Source data —

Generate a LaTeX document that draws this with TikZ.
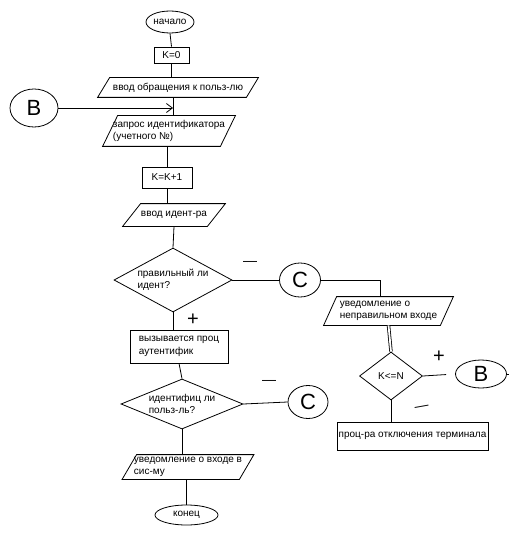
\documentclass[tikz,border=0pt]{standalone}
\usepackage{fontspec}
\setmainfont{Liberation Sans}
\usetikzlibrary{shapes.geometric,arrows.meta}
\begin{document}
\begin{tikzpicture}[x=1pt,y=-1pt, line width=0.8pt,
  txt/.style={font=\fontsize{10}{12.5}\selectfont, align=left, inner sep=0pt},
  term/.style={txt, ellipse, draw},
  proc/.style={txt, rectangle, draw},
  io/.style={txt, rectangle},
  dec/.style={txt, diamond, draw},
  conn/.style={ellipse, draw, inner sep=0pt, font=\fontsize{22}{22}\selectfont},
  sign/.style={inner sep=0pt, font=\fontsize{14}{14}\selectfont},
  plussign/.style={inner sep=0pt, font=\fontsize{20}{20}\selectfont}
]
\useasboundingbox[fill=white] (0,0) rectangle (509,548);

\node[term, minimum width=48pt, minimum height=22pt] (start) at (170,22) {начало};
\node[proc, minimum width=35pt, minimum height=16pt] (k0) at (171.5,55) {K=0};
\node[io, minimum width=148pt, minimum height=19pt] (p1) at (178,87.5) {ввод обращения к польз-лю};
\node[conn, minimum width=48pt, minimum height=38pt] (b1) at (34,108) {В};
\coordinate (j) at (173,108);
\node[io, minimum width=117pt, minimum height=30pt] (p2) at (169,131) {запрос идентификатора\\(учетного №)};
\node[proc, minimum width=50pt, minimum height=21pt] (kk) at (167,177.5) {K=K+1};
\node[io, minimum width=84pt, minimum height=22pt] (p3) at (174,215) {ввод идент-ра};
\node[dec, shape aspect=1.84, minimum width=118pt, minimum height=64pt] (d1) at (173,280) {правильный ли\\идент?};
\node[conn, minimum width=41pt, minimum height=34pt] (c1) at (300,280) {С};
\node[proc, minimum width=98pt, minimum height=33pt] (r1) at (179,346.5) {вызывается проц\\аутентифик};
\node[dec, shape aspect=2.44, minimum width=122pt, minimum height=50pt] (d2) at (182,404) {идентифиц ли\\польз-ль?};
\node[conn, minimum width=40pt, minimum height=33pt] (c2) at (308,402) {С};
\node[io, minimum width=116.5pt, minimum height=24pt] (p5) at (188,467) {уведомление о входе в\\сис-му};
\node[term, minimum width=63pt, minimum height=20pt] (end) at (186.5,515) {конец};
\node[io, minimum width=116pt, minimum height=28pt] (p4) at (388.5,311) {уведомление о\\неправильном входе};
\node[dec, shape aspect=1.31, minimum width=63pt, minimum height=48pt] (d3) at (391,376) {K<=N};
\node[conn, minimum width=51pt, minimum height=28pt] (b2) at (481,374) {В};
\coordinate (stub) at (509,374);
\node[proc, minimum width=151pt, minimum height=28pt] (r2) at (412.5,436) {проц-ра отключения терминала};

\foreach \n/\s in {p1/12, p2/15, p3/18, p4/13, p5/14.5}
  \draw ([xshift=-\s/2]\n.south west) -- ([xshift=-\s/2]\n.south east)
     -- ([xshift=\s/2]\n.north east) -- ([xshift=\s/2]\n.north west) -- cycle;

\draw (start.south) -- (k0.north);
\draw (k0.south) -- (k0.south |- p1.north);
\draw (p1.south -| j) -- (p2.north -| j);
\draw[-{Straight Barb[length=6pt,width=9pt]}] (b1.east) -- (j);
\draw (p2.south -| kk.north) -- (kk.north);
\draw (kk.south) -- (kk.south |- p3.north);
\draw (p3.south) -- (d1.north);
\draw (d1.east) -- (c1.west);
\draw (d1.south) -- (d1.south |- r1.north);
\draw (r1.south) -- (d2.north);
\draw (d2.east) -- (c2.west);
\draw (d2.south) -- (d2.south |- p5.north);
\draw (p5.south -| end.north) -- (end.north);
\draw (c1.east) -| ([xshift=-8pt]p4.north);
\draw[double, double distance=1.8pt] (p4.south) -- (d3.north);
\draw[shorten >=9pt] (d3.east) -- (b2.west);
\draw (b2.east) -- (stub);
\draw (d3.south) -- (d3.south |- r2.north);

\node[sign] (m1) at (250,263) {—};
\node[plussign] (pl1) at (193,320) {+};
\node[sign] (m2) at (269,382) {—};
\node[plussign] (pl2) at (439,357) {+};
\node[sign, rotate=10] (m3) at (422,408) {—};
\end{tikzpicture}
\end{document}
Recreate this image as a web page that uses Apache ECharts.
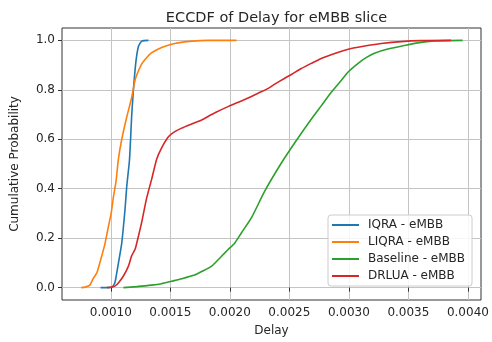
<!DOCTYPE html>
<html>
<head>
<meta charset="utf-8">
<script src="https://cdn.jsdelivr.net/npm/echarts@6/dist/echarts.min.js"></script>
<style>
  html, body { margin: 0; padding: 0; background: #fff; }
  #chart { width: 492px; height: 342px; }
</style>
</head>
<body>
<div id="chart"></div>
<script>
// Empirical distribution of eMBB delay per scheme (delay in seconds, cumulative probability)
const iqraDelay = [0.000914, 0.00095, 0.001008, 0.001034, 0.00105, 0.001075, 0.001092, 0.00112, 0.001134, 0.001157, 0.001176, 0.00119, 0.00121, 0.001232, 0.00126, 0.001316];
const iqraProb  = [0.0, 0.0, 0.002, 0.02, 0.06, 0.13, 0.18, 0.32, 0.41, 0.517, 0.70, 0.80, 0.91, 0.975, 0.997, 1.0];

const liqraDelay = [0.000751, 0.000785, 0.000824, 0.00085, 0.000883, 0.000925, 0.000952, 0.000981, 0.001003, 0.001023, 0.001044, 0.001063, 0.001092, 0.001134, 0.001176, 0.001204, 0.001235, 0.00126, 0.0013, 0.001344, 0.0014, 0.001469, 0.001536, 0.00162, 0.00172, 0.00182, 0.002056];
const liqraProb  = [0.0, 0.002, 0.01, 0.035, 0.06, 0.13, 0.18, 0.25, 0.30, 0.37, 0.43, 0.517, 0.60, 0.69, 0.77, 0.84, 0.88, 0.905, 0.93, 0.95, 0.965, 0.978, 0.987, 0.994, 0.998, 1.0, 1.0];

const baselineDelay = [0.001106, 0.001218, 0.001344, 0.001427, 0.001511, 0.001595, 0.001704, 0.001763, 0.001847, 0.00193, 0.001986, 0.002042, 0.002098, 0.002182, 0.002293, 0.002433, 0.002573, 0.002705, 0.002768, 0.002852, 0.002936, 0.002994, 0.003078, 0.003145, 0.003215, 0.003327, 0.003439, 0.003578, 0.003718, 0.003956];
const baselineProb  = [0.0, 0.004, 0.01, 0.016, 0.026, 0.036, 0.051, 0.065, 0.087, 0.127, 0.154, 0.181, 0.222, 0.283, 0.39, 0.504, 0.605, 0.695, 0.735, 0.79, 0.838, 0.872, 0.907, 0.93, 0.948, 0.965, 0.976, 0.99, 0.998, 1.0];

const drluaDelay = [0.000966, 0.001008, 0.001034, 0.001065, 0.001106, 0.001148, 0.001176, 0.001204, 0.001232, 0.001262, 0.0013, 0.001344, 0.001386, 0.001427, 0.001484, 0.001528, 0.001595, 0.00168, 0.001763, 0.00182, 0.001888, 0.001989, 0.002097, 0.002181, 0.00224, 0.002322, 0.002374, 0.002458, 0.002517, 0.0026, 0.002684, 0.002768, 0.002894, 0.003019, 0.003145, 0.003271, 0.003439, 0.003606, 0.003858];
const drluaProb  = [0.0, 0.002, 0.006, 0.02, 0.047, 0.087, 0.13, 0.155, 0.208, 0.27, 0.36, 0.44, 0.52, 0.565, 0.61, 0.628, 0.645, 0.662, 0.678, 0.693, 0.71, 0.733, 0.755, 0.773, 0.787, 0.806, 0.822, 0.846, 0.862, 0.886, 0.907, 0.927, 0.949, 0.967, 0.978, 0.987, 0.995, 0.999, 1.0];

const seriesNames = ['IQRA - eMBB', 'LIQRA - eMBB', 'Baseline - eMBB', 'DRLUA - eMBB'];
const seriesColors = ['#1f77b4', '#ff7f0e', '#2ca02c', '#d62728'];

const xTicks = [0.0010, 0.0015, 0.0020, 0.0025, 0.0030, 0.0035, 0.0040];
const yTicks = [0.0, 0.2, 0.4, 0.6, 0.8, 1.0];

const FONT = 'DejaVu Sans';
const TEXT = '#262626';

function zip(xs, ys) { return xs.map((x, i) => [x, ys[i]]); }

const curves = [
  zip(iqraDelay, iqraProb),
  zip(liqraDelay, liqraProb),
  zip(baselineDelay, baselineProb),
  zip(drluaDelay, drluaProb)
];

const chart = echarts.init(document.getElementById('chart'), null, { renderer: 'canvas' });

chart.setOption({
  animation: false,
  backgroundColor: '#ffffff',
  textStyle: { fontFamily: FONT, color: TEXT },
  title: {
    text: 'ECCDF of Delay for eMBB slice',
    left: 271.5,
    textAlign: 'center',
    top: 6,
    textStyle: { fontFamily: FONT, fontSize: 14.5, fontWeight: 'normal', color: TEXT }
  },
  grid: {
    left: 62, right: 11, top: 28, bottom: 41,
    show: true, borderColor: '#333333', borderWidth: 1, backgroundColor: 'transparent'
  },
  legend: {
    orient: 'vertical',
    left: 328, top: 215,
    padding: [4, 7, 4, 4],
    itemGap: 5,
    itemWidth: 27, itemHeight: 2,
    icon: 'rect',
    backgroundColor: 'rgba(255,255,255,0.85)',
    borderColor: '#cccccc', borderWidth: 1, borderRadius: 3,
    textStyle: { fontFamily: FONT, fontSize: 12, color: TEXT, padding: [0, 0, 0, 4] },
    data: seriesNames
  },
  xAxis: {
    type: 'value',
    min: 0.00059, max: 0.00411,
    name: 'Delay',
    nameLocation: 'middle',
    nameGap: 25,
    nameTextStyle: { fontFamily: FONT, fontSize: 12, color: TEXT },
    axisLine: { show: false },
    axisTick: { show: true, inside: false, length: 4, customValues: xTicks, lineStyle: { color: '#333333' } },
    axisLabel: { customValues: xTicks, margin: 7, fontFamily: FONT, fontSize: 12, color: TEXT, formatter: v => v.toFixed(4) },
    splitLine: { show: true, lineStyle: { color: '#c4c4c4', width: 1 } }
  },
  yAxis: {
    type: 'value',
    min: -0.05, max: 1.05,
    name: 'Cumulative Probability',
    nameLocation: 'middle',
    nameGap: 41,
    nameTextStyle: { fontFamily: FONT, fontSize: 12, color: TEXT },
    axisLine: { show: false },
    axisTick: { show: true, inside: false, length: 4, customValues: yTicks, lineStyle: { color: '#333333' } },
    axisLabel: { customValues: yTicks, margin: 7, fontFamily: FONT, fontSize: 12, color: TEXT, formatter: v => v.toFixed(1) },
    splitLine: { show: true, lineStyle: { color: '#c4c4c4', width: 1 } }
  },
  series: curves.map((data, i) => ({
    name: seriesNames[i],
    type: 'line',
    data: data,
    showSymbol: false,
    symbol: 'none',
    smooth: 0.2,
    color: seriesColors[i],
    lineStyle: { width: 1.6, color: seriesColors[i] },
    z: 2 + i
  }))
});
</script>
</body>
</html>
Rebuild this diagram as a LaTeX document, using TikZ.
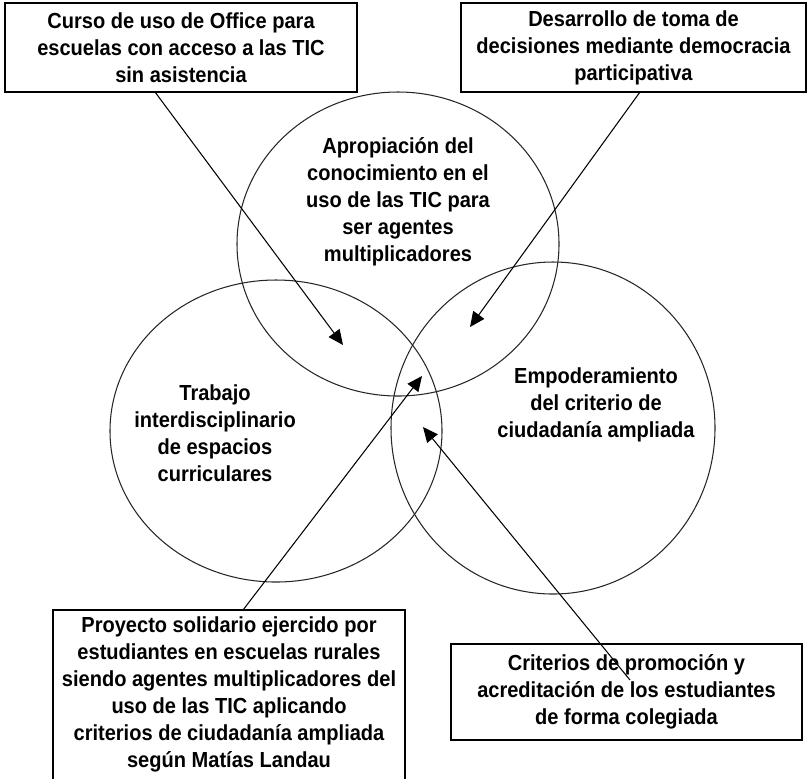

Work to do —
Transcribe exactly, please, the lines between the start of the records above and the line holding "(0,0) rectangle (509,548);", counting both of those lines and omitting pictures.

Task answer —
Generate a LaTeX document that draws this with TikZ.
\documentclass[tikz,border=0pt]{standalone}
\usepackage{fontspec}
\setmainfont{Liberation Sans}
\usetikzlibrary{shapes.geometric,arrows.meta}
\begin{document}
\begin{tikzpicture}[x=1pt,y=-1pt, line width=0.8pt,
  txt/.style={font=\fontsize{10}{12.5}\selectfont, align=left, inner sep=0pt},
  term/.style={txt, ellipse, draw},
  proc/.style={txt, rectangle, draw},
  io/.style={txt, rectangle},
  dec/.style={txt, diamond, draw},
  conn/.style={ellipse, draw, inner sep=0pt, font=\fontsize{22}{22}\selectfont},
  sign/.style={inner sep=0pt, font=\fontsize{14}{14}\selectfont},
  plussign/.style={inner sep=0pt, font=\fontsize{20}{20}\selectfont}
]
\useasboundingbox[fill=white] (0,0) rectangle (509,548);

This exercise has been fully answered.